Dr. Andy

Reflections on medicine and biology among other things

Friday, March 11, 2005


This just boggles the mind:

an elaborate insurance scheme in which thousands of patients from 40 states had been transported to California to undergo unnecessary surgical and diagnostic procedures for which doctors filed more than $1 billion of fraudulent insurance claims
Apparently, patients were paid $200-2000 each and got a series of procedures, typically colonoscopy, upper GI endoscopy and some sort of procedure to treat sweaty palms, perhaps ligating a nerve?

First of all, who would undergo all this stuff for that kind of money and what made the doctors think they would get awasy with this? I mean they had to figure eventually they'd get caught.

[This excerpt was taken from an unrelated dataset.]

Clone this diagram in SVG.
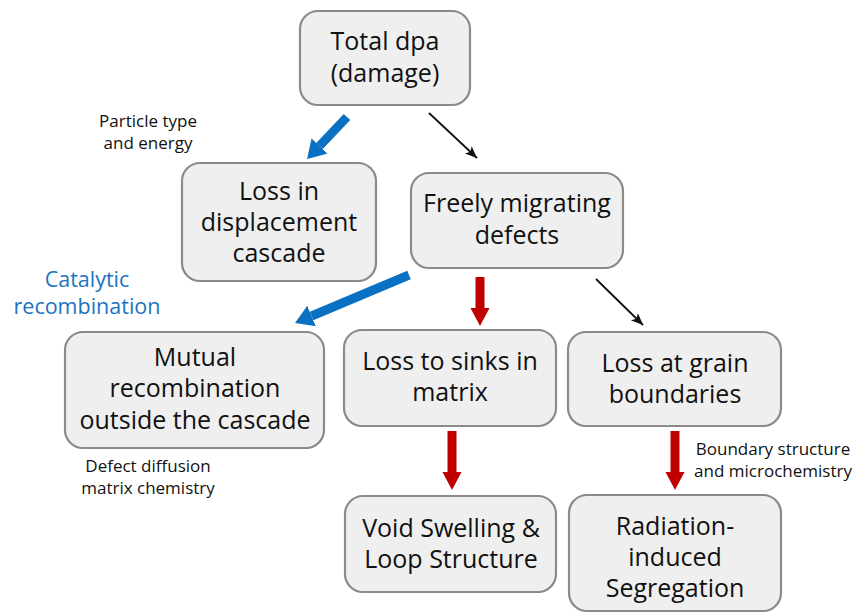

It was just 21 doctors according to the article, meaning they'd have to generate charges of almost $50 million/doctor, which seems high. Maybe by spreading it out among patients from different states they figured no individual insurer would catch on how high their volume was. Of course, I would think an insurer in, say Texas, would find it odd to be paying out a ton of money to doctors in California.


At 9:26 AM, Anonymous jb said...

The real big money isn't in the doctor's fees, it's in the facility fees, which run into the $thousands for many of these procedures. The owners of the facilities, probably outpatient surgery centers, are the ones who really cleaned up. The $50 million still seems high, but the Times likely is using "retail" charges, not reimbursements, which would again be several times the allowables paid.

I'm not defending the docs, who should be jailed for long periods of time if they willingly participated, and in many cases the docs are the ones who own the centers. They give us all a bad name.

Other points: The sweaty palm procedure was a thoracoscopic sympathectomy. It decreases sympathetic nerve stimulation to the hands, and is occasionally indicated for this problem.

As to why the insurers in one state did not notice why so many charges were going out of state, it's because they are all concentrating on trying to prevent me from getting needed imaging or lab tests on my real patients with real problems.